- _Raw data_:
★ ★ ★ ★

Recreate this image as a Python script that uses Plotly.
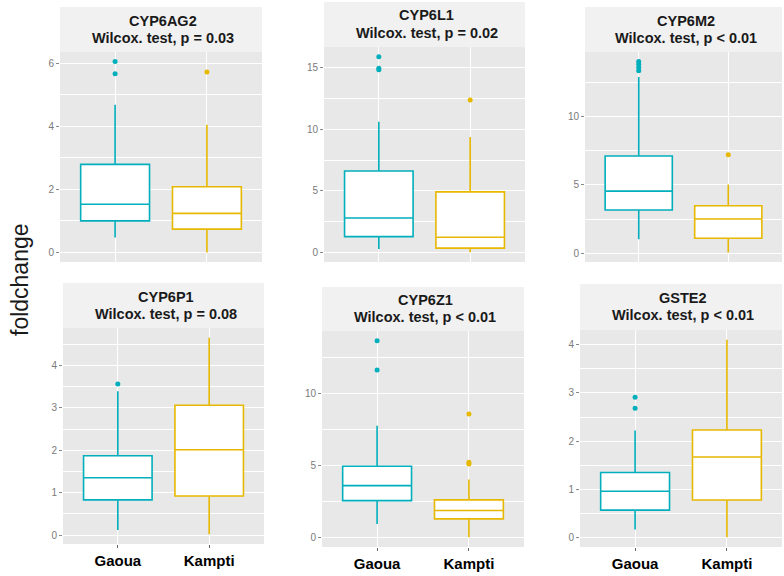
import plotly.graph_objects as go

# ---------------- data ----------------
genes = ["CYP6AG2", "CYP6L1", "CYP6M2", "CYP6P1", "CYP6Z1", "GSTE2"]
pvals = ["p = 0.03", "p = 0.02", "p < 0.01", "p = 0.08", "p < 0.01", "p < 0.01"]
sites = ["Gaoua", "Kampti"]

gaoua_q1 = [1.00, 1.31, 3.16, 0.83, 2.54, 0.57]
gaoua_med = [1.53, 2.82, 4.54, 1.35, 3.58, 0.96]
gaoua_q3 = [2.79, 6.62, 7.11, 1.87, 4.92, 1.35]
gaoua_lo = [0.47, 0.32, 1.02, 0.12, 0.92, 0.17]
gaoua_hi = [4.68, 10.59, 12.90, 3.39, 7.74, 2.22]
gaoua_out = [[6.05, 5.66], [15.85, 14.93, 14.80], [14.03, 13.83, 13.60, 13.35],
             [3.56], [13.63, 11.60], [2.91, 2.68]]

kampti_q1 = [0.74, 0.38, 1.09, 0.92, 1.27, 0.78]
kampti_med = [1.24, 1.26, 2.50, 2.01, 1.85, 1.67]
kampti_q3 = [2.08, 4.93, 3.47, 3.06, 2.59, 2.23]
kampti_lo = [0.00, 0.05, 0.05, 0.02, 0.00, 0.01]
kampti_hi = [4.05, 9.36, 5.02, 4.65, 4.00, 4.10]
kampti_out = [[5.72], [12.36], [7.20], [], [8.55, 5.20, 5.08], []]

y_dtick = [2, 5, 5, 1, 5, 1]

# ---------------- layout geometry (pixels) ----------------
W, H = 784, 576
# plot area boxes: (x0, x1, y0_top, y1_bottom), strip top
panels = [
    (60, 262, 52, 262, 7),
    (324, 525, 47, 262, 2),
    (585, 782, 52, 262, 7),
    (63, 264, 328, 544, 283),
    (322, 524, 331, 547, 287),
    (580, 782, 330, 547, 284),
]
colors = {"Gaoua": "#00AFBB", "Kampti": "#E7B800"}


def fx(x):
    return x / W


def fy(y):
    return 1 - y / H


fig = go.Figure()
shapes = []
annotations = []

for i, g in enumerate(genes):
    n = i + 1
    xa = "x" if n == 1 else f"x{n}"
    ya = "y" if n == 1 else f"y{n}"
    stats = {
        "Gaoua": (gaoua_q1[i], gaoua_med[i], gaoua_q3[i], gaoua_lo[i], gaoua_hi[i], gaoua_out[i]),
        "Kampti": (kampti_q1[i], kampti_med[i], kampti_q3[i], kampti_lo[i], kampti_hi[i], kampti_out[i]),
    }
    allvals = []
    for s in sites:
        q1, md, q3, lo, hi, out = stats[s]
        allvals += [lo, hi] + list(out)
        fig.add_trace(go.Box(
            x=[s], q1=[q1], median=[md], q3=[q3], lowerfence=[lo], upperfence=[hi],
            width=0.75, whiskerwidth=0, fillcolor="white",
            line=dict(color=colors[s], width=1.6),
            xaxis=xa, yaxis=ya, showlegend=False, hoverinfo="skip",
        ))
        if out:
            fig.add_trace(go.Scatter(
                x=[s] * len(out), y=out, mode="markers",
                marker=dict(color=colors[s], size=5),
                xaxis=xa, yaxis=ya, showlegend=False, hoverinfo="skip",
            ))
    vmin, vmax = min(allvals), max(allvals)
    pad = (vmax - vmin) * 0.05
    x0, x1, yt, yb, st = panels[i]
    bottom_row = i >= 3
    fig.update_layout(**{
        ("xaxis" if n == 1 else f"xaxis{n}"): dict(
            domain=[fx(x0), fx(x1)], anchor=ya, type="category",
            categoryorder="array", categoryarray=sites, range=[-0.6, 1.6],
            showgrid=True, gridcolor="white", gridwidth=1.2, zeroline=False,
            showline=False, showticklabels=bottom_row,
            ticks="outside" if bottom_row else "", ticklen=3, tickcolor="#666666",
            tickfont=dict(family="Liberation Sans, Arial", size=15, color="black", weight="bold"),
        ),
        ("yaxis" if n == 1 else f"yaxis{n}"): dict(
            domain=[fy(yb), fy(yt)], anchor=xa, range=[vmin - pad, vmax + pad],
            dtick=y_dtick[i], tick0=0, showgrid=True, gridcolor="white", gridwidth=1.2,
            minor=dict(showgrid=True, gridcolor="white", gridwidth=0.6, dtick=y_dtick[i] / 2),
            zeroline=False, showline=False, ticks="outside", ticklen=3, tickcolor="#888888",
            tickfont=dict(family="Liberation Sans, Arial", size=10, color="#7a7a7a"),
        ),
    })
    # panel background
    shapes.append(dict(type="rect", xref="paper", yref="paper", layer="below",
                       x0=fx(x0), x1=fx(x1), y0=fy(yb), y1=fy(yt),
                       fillcolor="#E8E8E8", line=dict(width=0)))
    # strip
    shapes.append(dict(type="rect", xref="paper", yref="paper", layer="below",
                       x0=fx(x0), x1=fx(x1), y0=fy(yt), y1=fy(st),
                       fillcolor="#F1F1F1", line=dict(width=0)))
    cx = fx((x0 + x1) / 2 + 2)
    annotations.append(dict(x=cx, y=fy(st + (yt - st) * 0.30), xref="paper", yref="paper",
                            text=f"<b>{g}</b>", showarrow=False, xanchor="center", yanchor="middle",
                            font=dict(family="Liberation Sans, Arial", size=14.5, color="#1a1a1a")))
    annotations.append(dict(x=cx, y=fy(st + (yt - st) * 0.68), xref="paper", yref="paper",
                            text=f"<b>Wilcox. test, {pvals[i]}</b>", showarrow=False,
                            xanchor="center", yanchor="middle",
                            font=dict(family="Liberation Sans, Arial", size=14.5, color="#1a1a1a")))

annotations.append(dict(x=fx(20), y=fy(280), xref="paper", yref="paper", text="foldchange",
                        textangle=-90, showarrow=False, xanchor="center", yanchor="middle",
                        font=dict(family="Liberation Sans, Arial", size=23, color="#1a1a1a")))

fig.update_layout(
    width=W, height=H, margin=dict(l=0, r=0, t=0, b=0),
    paper_bgcolor="white", plot_bgcolor="rgba(0,0,0,0)",
    boxmode="overlay", shapes=shapes, annotations=annotations,
)

fig.write_html("out.html")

★ ★ ★ ★

- _Given instruction_:
Reproduce the listing exactly. Leave its pictures out.

- _Response to the exercise_:
Recreate this image as a Python script that uses Plotly.
import plotly.graph_objects as go

# ---------------- data ----------------
genes = ["CYP6AG2", "CYP6L1", "CYP6M2", "CYP6P1", "CYP6Z1", "GSTE2"]
pvals = ["p = 0.03", "p = 0.02", "p < 0.01", "p = 0.08", "p < 0.01", "p < 0.01"]
sites = ["Gaoua", "Kampti"]

gaoua_q1 = [1.00, 1.31, 3.16, 0.83, 2.54, 0.57]
gaoua_med = [1.53, 2.82, 4.54, 1.35, 3.58, 0.96]
gaoua_q3 = [2.79, 6.62, 7.11, 1.87, 4.92, 1.35]
gaoua_lo = [0.47, 0.32, 1.02, 0.12, 0.92, 0.17]
gaoua_hi = [4.68, 10.59, 12.90, 3.39, 7.74, 2.22]
gaoua_out = [[6.05, 5.66], [15.85, 14.93, 14.80], [14.03, 13.83, 13.60, 13.35],
             [3.56], [13.63, 11.60], [2.91, 2.68]]

kampti_q1 = [0.74, 0.38, 1.09, 0.92, 1.27, 0.78]
kampti_med = [1.24, 1.26, 2.50, 2.01, 1.85, 1.67]
kampti_q3 = [2.08, 4.93, 3.47, 3.06, 2.59, 2.23]
kampti_lo = [0.00, 0.05, 0.05, 0.02, 0.00, 0.01]
kampti_hi = [4.05, 9.36, 5.02, 4.65, 4.00, 4.10]
kampti_out = [[5.72], [12.36], [7.20], [], [8.55, 5.20, 5.08], []]

y_dtick = [2, 5, 5, 1, 5, 1]

# ---------------- layout geometry (pixels) ----------------
W, H = 784, 576
# plot area boxes: (x0, x1, y0_top, y1_bottom), strip top
panels = [
    (60, 262, 52, 262, 7),
    (324, 525, 47, 262, 2),
    (585, 782, 52, 262, 7),
    (63, 264, 328, 544, 283),
    (322, 524, 331, 547, 287),
    (580, 782, 330, 547, 284),
]
colors = {"Gaoua": "#00AFBB", "Kampti": "#E7B800"}


def fx(x):
    return x / W


def fy(y):
    return 1 - y / H


fig = go.Figure()
shapes = []
annotations = []

for i, g in enumerate(genes):
    n = i + 1
    xa = "x" if n == 1 else f"x{n}"
    ya = "y" if n == 1 else f"y{n}"
    stats = {
        "Gaoua": (gaoua_q1[i], gaoua_med[i], gaoua_q3[i], gaoua_lo[i], gaoua_hi[i], gaoua_out[i]),
        "Kampti": (kampti_q1[i], kampti_med[i], kampti_q3[i], kampti_lo[i], kampti_hi[i], kampti_out[i]),
    }
    allvals = []
    for s in sites:
        q1, md, q3, lo, hi, out = stats[s]
        allvals += [lo, hi] + list(out)
        fig.add_trace(go.Box(
            x=[s], q1=[q1], median=[md], q3=[q3], lowerfence=[lo], upperfence=[hi],
            width=0.75, whiskerwidth=0, fillcolor="white",
            line=dict(color=colors[s], width=1.6),
            xaxis=xa, yaxis=ya, showlegend=False, hoverinfo="skip",
        ))
        if out:
            fig.add_trace(go.Scatter(
                x=[s] * len(out), y=out, mode="markers",
                marker=dict(color=colors[s], size=5),
                xaxis=xa, yaxis=ya, showlegend=False, hoverinfo="skip",
            ))
    vmin, vmax = min(allvals), max(allvals)
    pad = (vmax - vmin) * 0.05
    x0, x1, yt, yb, st = panels[i]
    bottom_row = i >= 3
    fig.update_layout(**{
        ("xaxis" if n == 1 else f"xaxis{n}"): dict(
            domain=[fx(x0), fx(x1)], anchor=ya, type="category",
            categoryorder="array", categoryarray=sites, range=[-0.6, 1.6],
            showgrid=True, gridcolor="white", gridwidth=1.2, zeroline=False,
            showline=False, showticklabels=bottom_row,
            ticks="outside" if bottom_row else "", ticklen=3, tickcolor="#666666",
            tickfont=dict(family="Liberation Sans, Arial", size=15, color="black", weight="bold"),
        ),
        ("yaxis" if n == 1 else f"yaxis{n}"): dict(
            domain=[fy(yb), fy(yt)], anchor=xa, range=[vmin - pad, vmax + pad],
            dtick=y_dtick[i], tick0=0, showgrid=True, gridcolor="white", gridwidth=1.2,
            minor=dict(showgrid=True, gridcolor="white", gridwidth=0.6, dtick=y_dtick[i] / 2),
            zeroline=False, showline=False, ticks="outside", ticklen=3, tickcolor="#888888",
            tickfont=dict(family="Liberation Sans, Arial", size=10, color="#7a7a7a"),
        ),
    })
    # panel background
    shapes.append(dict(type="rect", xref="paper", yref="paper", layer="below",
                       x0=fx(x0), x1=fx(x1), y0=fy(yb), y1=fy(yt),
                       fillcolor="#E8E8E8", line=dict(width=0)))
    # strip
    shapes.append(dict(type="rect", xref="paper", yref="paper", layer="below",
                       x0=fx(x0), x1=fx(x1), y0=fy(yt), y1=fy(st),
                       fillcolor="#F1F1F1", line=dict(width=0)))
    cx = fx((x0 + x1) / 2 + 2)
    annotations.append(dict(x=cx, y=fy(st + (yt - st) * 0.30), xref="paper", yref="paper",
                            text=f"<b>{g}</b>", showarrow=False, xanchor="center", yanchor="middle",
                            font=dict(family="Liberation Sans, Arial", size=14.5, color="#1a1a1a")))
    annotations.append(dict(x=cx, y=fy(st + (yt - st) * 0.68), xref="paper", yref="paper",
                            text=f"<b>Wilcox. test, {pvals[i]}</b>", showarrow=False,
                            xanchor="center", yanchor="middle",
                            font=dict(family="Liberation Sans, Arial", size=14.5, color="#1a1a1a")))

annotations.append(dict(x=fx(20), y=fy(280), xref="paper", yref="paper", text="foldchange",
                        textangle=-90, showarrow=False, xanchor="center", yanchor="middle",
                        font=dict(family="Liberation Sans, Arial", size=23, color="#1a1a1a")))

fig.update_layout(
    width=W, height=H, margin=dict(l=0, r=0, t=0, b=0),
    paper_bgcolor="white", plot_bgcolor="rgba(0,0,0,0)",
    boxmode="overlay", shapes=shapes, annotations=annotations,
)

fig.write_html("out.html")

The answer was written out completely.